Non si possono decifrare questi turbamenti come i terremoti che si registrano solo a sisma avvenuto. Spesso non hanno nemmeno segni premonitori, una fenomenologia che sia materia d’indagine. Si può solo avvertirne la patologia cercando nei volti e negli occhi delle “Inquiete” il luccichio dell’occhio, il tremolio di una palpebra, l’aggrinciarsi del labbro.
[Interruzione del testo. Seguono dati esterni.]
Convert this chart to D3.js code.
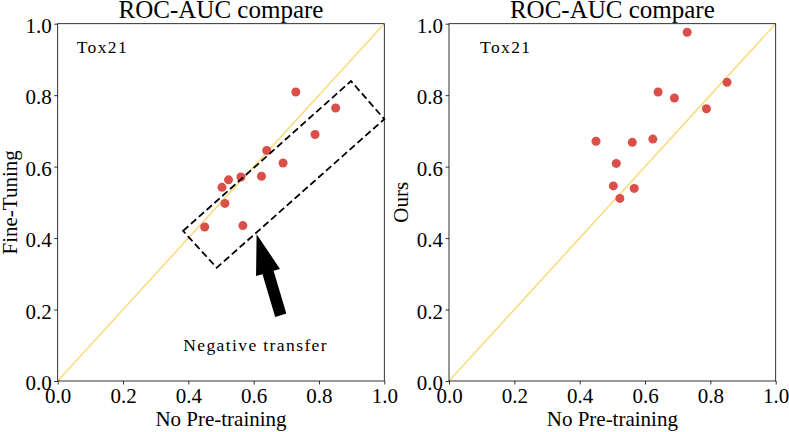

Maria Giulia Alemanno ne tratta la materia perché la vive e la condivide. Ne fa parte, è dentro l’esercito delle inquiete, anche la sua anima geme e questo le permette e le fornisce la conoscenza e il diritto di rappresentarla. Ma senza parole, perché non ci sono suoni che possano riempire il vuoto dell’inquietudine. Solamente con matite, pennelli, colori, può cogliere il tremolio della palpebra, il luccichio dell’occhio, l’aggrinciarsi del labbro.
Sono sue sorelle quelle che ha raccolto dai luoghi della memoria, una sfilata di volti come foto segnaletiche di delitti compiuti contro se stessi. E iperboli simboliche sono le divinità afro-cubane che le assistono e le guardano. Yemayá la dea dei gorghi profondi, della calma apparente che si tramuta in tempesta, Ochún travolta e travolgente dalla sensualità che crea e distrugge, Oyá Yansá dalle spade vorticose, Obbá ieratica nell’automutilazione, Yewá dolente nella compagnia dei morti. Una schiera di divinità per accogliere ed onorare il supremo sacrificio dell’inquietudine di Francesca Woodman o le ansie di vite disperate e disperse delle “Divine”. Maria Giulia le ha riportate su carta e tela e le espone non per chiederci di compatire o comprendere, ma come monumento ai caduti di una guerra sotterranea che non ha vincitori ma solo vittime.